A priest with a day off.

[/quote]

I know our pastor quite well. He's over 65, though, the only priest in a big parish, and works very long hours as it is. He has told me I could call him on his day off if something serious comes up, but I try to hold off on calling him until after his day off. I cannot tell you how the devil torments me from Sunday night until Tuesday morning...not every time, but it is impossible not to notice this pattern. It is the same with my husband; it always seems that the stuff comes up when I know he's tired and I don't want to bother him. Then, when he would have been available, it is as if the tormenter stops and waits, as if he is hoping I will keep to my own devices until he can find me alone and unguarded for another time. Sometimes I forget that the Lord is always there--Put not your trust in princes. It helps to know, too, that we are not alone, either in what we are going through or that someone cares about us, even people we have never met.

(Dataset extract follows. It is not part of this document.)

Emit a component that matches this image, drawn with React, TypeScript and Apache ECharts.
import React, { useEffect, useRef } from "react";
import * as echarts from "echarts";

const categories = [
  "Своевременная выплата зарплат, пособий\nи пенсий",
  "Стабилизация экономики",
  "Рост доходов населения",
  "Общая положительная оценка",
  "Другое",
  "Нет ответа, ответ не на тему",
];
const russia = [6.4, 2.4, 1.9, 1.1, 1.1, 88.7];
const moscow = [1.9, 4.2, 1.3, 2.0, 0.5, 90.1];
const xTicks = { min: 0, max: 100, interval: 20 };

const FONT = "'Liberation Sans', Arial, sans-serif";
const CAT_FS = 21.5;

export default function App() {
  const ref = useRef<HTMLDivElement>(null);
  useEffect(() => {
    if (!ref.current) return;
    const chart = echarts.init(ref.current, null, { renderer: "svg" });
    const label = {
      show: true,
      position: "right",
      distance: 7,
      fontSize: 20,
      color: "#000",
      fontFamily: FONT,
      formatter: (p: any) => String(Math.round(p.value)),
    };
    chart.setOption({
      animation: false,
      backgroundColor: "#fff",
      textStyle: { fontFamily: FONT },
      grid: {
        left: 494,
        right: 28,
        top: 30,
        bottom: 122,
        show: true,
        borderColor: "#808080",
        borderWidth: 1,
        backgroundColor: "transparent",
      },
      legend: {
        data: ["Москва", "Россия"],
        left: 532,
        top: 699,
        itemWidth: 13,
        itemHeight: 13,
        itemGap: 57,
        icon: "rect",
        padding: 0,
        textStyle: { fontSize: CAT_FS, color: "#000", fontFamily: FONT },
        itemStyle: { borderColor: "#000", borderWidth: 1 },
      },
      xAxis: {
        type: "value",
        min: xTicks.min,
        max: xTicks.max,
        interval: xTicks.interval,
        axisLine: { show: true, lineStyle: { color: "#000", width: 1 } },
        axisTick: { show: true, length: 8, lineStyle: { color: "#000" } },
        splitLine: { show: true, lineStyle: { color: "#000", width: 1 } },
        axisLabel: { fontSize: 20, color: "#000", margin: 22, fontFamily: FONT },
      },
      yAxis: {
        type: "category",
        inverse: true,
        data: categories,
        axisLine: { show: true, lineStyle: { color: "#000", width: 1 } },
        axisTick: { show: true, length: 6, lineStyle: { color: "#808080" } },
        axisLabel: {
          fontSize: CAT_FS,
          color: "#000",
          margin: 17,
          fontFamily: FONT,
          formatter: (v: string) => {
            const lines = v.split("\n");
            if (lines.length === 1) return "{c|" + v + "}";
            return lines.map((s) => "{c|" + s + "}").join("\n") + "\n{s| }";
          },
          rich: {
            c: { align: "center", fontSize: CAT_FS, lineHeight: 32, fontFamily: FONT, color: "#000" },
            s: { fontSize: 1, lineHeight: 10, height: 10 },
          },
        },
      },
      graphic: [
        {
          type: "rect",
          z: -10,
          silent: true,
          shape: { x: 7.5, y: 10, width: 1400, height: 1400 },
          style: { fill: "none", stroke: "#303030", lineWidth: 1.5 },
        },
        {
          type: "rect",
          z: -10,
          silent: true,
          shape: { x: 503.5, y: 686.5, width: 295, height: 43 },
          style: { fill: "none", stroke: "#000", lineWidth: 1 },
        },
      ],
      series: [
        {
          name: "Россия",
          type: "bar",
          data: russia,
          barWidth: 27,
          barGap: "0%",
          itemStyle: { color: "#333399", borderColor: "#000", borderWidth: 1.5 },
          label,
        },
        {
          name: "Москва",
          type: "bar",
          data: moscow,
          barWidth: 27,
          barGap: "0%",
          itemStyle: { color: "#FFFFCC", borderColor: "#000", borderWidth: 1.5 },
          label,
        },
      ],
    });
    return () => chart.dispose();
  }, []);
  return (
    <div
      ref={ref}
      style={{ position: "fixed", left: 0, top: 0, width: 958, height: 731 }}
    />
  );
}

So humble yourselves under the mighty hand of God, that he may exalt you in due time. Cast all your worries upon him because he cares for you. Be sober and vigilant. Your opponent the devil is prowling around like a roaring lion looking for (someone) to devour. Resist him, steadfast in faith, knowing that your fellow believers throughout the world undergo the same sufferings. 1 Peter 5:6-9

There have been times when I really needed to talk to someone and the person I had in mind could not do it, and then--voila!--someone calls me out of the blue to check in. In the end, it is not our pastors who shepherd us, but the Lord Himself, and the Lord has mysterious ways! Cast all your worries upon him because he cares for you.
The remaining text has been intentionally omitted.